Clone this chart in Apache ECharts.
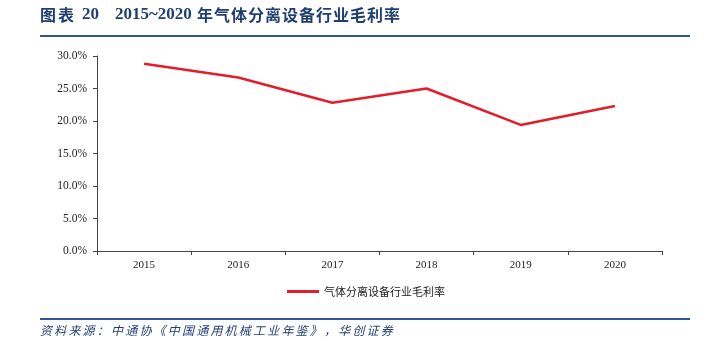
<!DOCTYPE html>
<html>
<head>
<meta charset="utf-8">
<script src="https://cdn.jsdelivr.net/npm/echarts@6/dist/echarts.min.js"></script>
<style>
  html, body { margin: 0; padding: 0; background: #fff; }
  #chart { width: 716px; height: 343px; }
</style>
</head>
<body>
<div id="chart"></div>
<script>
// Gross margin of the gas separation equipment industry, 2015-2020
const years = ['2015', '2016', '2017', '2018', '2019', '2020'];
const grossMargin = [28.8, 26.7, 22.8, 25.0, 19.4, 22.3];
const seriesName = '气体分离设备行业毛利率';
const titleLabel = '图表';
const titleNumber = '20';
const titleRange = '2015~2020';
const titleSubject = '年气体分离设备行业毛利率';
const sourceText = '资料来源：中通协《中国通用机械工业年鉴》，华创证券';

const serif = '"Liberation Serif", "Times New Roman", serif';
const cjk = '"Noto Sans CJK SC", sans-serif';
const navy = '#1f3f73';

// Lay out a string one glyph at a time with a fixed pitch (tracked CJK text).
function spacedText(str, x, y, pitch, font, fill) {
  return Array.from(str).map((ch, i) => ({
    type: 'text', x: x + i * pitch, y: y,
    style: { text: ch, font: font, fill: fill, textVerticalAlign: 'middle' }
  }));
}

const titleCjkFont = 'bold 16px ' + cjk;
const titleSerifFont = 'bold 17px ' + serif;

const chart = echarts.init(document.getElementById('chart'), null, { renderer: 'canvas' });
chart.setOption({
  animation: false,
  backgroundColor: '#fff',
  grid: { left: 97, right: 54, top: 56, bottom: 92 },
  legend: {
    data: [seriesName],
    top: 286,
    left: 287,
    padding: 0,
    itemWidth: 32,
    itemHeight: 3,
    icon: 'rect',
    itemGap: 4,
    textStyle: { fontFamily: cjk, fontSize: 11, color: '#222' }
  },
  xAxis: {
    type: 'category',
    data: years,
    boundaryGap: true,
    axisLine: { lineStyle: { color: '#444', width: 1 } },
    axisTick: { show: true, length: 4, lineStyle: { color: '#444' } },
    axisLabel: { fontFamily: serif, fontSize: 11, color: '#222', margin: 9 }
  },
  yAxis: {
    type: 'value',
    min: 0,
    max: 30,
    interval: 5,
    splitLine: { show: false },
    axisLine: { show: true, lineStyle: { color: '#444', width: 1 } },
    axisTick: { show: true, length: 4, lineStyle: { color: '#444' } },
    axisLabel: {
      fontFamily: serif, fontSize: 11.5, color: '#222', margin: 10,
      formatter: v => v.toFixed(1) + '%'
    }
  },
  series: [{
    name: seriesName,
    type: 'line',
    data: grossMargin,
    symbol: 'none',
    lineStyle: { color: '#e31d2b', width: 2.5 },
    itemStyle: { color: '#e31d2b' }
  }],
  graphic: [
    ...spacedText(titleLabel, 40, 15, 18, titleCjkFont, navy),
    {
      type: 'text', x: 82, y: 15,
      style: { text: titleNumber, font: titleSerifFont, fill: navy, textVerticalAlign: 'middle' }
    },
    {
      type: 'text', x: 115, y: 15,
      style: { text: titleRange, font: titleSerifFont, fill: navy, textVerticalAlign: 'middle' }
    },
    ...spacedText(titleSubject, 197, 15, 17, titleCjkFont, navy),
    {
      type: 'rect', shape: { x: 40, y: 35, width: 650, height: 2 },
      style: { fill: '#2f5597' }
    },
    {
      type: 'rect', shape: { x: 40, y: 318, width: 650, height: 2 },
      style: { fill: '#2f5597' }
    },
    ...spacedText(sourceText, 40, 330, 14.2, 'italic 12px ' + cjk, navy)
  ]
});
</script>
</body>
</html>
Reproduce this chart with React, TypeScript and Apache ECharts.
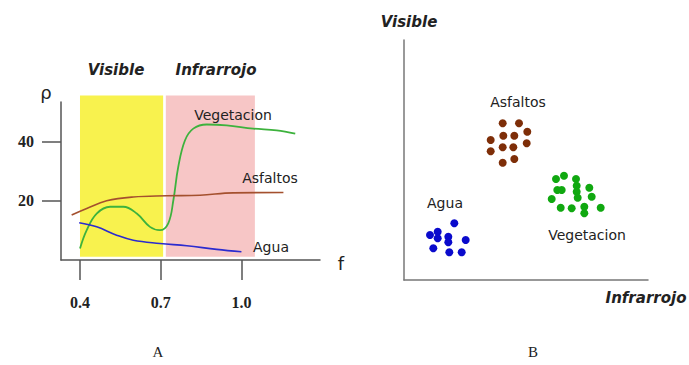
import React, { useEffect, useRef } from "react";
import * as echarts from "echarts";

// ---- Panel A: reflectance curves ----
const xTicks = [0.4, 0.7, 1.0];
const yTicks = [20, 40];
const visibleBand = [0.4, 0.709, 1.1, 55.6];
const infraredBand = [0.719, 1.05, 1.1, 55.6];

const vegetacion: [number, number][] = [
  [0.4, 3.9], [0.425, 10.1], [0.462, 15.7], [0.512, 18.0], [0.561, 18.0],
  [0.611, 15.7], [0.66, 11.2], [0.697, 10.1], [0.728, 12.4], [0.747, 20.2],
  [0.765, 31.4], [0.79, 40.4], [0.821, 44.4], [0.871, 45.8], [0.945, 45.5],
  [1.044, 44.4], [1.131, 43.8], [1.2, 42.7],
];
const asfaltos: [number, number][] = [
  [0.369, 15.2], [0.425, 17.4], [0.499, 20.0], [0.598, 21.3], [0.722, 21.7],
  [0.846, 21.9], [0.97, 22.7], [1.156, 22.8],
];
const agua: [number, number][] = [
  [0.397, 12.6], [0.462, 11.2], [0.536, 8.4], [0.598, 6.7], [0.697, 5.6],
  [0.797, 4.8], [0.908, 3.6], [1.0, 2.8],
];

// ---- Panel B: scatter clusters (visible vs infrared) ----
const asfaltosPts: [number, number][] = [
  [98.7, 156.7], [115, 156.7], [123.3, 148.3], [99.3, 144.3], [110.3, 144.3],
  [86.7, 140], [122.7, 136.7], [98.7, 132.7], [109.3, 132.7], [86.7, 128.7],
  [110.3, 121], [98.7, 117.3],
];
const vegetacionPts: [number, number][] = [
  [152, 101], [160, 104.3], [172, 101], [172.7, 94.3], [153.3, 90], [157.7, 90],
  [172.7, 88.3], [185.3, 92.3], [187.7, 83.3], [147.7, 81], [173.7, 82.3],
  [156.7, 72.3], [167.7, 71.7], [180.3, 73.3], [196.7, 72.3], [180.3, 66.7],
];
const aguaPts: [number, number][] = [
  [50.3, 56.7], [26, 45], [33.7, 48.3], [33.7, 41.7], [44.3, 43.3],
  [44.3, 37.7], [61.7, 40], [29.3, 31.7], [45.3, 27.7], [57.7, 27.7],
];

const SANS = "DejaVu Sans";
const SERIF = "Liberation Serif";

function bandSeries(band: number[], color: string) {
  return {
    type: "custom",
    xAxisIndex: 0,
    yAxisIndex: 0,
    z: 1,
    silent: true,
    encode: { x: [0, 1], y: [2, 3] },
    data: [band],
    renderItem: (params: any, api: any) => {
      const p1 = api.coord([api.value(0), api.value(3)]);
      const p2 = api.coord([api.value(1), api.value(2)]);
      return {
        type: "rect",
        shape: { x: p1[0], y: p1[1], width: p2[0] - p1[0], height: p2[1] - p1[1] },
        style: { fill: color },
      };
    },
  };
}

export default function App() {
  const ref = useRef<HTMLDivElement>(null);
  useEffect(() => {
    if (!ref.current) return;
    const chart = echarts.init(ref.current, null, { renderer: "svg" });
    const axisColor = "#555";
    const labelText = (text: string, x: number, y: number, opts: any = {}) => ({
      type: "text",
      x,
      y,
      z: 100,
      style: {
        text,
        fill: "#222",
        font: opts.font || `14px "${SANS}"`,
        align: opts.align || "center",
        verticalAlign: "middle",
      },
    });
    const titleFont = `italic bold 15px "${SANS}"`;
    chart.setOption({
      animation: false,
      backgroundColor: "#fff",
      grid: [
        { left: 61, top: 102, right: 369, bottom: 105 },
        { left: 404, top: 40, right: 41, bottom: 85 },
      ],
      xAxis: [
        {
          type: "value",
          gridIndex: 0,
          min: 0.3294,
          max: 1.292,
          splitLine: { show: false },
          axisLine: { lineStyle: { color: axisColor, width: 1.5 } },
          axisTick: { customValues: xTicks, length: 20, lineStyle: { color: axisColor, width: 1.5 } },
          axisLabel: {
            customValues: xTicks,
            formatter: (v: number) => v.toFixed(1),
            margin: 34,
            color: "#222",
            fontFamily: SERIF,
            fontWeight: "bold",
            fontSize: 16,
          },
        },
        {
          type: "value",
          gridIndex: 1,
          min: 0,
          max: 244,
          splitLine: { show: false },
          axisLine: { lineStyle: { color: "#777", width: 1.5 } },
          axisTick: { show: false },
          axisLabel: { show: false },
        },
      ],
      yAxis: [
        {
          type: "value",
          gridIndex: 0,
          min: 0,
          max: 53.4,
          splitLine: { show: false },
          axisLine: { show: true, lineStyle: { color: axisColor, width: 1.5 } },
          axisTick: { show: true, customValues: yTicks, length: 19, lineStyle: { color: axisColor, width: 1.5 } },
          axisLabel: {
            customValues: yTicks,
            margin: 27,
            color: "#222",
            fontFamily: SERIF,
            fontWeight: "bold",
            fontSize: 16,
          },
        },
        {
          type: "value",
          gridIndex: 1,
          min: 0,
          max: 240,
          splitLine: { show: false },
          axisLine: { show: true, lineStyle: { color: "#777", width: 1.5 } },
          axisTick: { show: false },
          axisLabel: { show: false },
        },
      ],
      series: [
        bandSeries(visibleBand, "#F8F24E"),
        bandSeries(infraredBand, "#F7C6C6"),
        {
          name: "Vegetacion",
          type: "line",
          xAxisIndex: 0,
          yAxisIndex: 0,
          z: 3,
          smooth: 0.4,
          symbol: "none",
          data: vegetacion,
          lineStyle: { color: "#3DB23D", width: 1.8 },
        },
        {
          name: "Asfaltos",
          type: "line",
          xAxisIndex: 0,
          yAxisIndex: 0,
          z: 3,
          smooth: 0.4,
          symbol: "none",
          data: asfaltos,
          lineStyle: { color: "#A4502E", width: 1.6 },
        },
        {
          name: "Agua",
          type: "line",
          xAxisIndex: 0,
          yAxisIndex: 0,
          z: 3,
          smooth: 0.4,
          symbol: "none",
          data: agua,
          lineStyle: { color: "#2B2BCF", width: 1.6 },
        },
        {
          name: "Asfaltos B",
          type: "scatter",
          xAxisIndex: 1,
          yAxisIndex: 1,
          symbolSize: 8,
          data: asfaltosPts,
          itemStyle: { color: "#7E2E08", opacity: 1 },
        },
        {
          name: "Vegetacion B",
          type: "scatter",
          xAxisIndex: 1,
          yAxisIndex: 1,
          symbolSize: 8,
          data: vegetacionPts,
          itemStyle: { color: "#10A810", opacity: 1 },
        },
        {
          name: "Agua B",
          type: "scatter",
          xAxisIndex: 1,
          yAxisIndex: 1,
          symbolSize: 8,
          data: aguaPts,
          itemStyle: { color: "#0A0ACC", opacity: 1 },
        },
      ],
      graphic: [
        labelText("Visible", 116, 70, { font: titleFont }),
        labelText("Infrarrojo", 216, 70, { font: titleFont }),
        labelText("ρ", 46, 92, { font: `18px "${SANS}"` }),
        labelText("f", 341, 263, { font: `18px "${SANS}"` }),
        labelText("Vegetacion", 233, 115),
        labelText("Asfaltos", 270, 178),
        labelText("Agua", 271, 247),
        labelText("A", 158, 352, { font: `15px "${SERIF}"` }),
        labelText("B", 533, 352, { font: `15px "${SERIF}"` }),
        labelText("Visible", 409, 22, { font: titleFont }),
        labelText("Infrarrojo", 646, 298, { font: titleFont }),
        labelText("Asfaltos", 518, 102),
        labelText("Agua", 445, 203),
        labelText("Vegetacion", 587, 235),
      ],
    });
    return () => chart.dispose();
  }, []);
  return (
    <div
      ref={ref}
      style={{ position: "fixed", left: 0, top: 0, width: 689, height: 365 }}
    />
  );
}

※

* REQUIRED WORK
Look at the listing and set down only the lines from its start through the line with "const titleSerifFont = 'bold 17px ' + serif;", word for word and without pictures.

* SOLUTION TO THIS EXERCISE
Clone this chart in Apache ECharts.
<!DOCTYPE html>
<html>
<head>
<meta charset="utf-8">
<script src="https://cdn.jsdelivr.net/npm/echarts@6/dist/echarts.min.js"></script>
<style>
  html, body { margin: 0; padding: 0; background: #fff; }
  #chart { width: 716px; height: 343px; }
</style>
</head>
<body>
<div id="chart"></div>
<script>
// Gross margin of the gas separation equipment industry, 2015-2020
const years = ['2015', '2016', '2017', '2018', '2019', '2020'];
const grossMargin = [28.8, 26.7, 22.8, 25.0, 19.4, 22.3];
const seriesName = '气体分离设备行业毛利率';
const titleLabel = '图表';
const titleNumber = '20';
const titleRange = '2015~2020';
const titleSubject = '年气体分离设备行业毛利率';
const sourceText = '资料来源：中通协《中国通用机械工业年鉴》，华创证券';

const serif = '"Liberation Serif", "Times New Roman", serif';
const cjk = '"Noto Sans CJK SC", sans-serif';
const navy = '#1f3f73';

// Lay out a string one glyph at a time with a fixed pitch (tracked CJK text).
function spacedText(str, x, y, pitch, font, fill) {
  return Array.from(str).map((ch, i) => ({
    type: 'text', x: x + i * pitch, y: y,
    style: { text: ch, font: font, fill: fill, textVerticalAlign: 'middle' }
  }));
}

const titleCjkFont = 'bold 16px ' + cjk;
const titleSerifFont = 'bold 17px ' + serif;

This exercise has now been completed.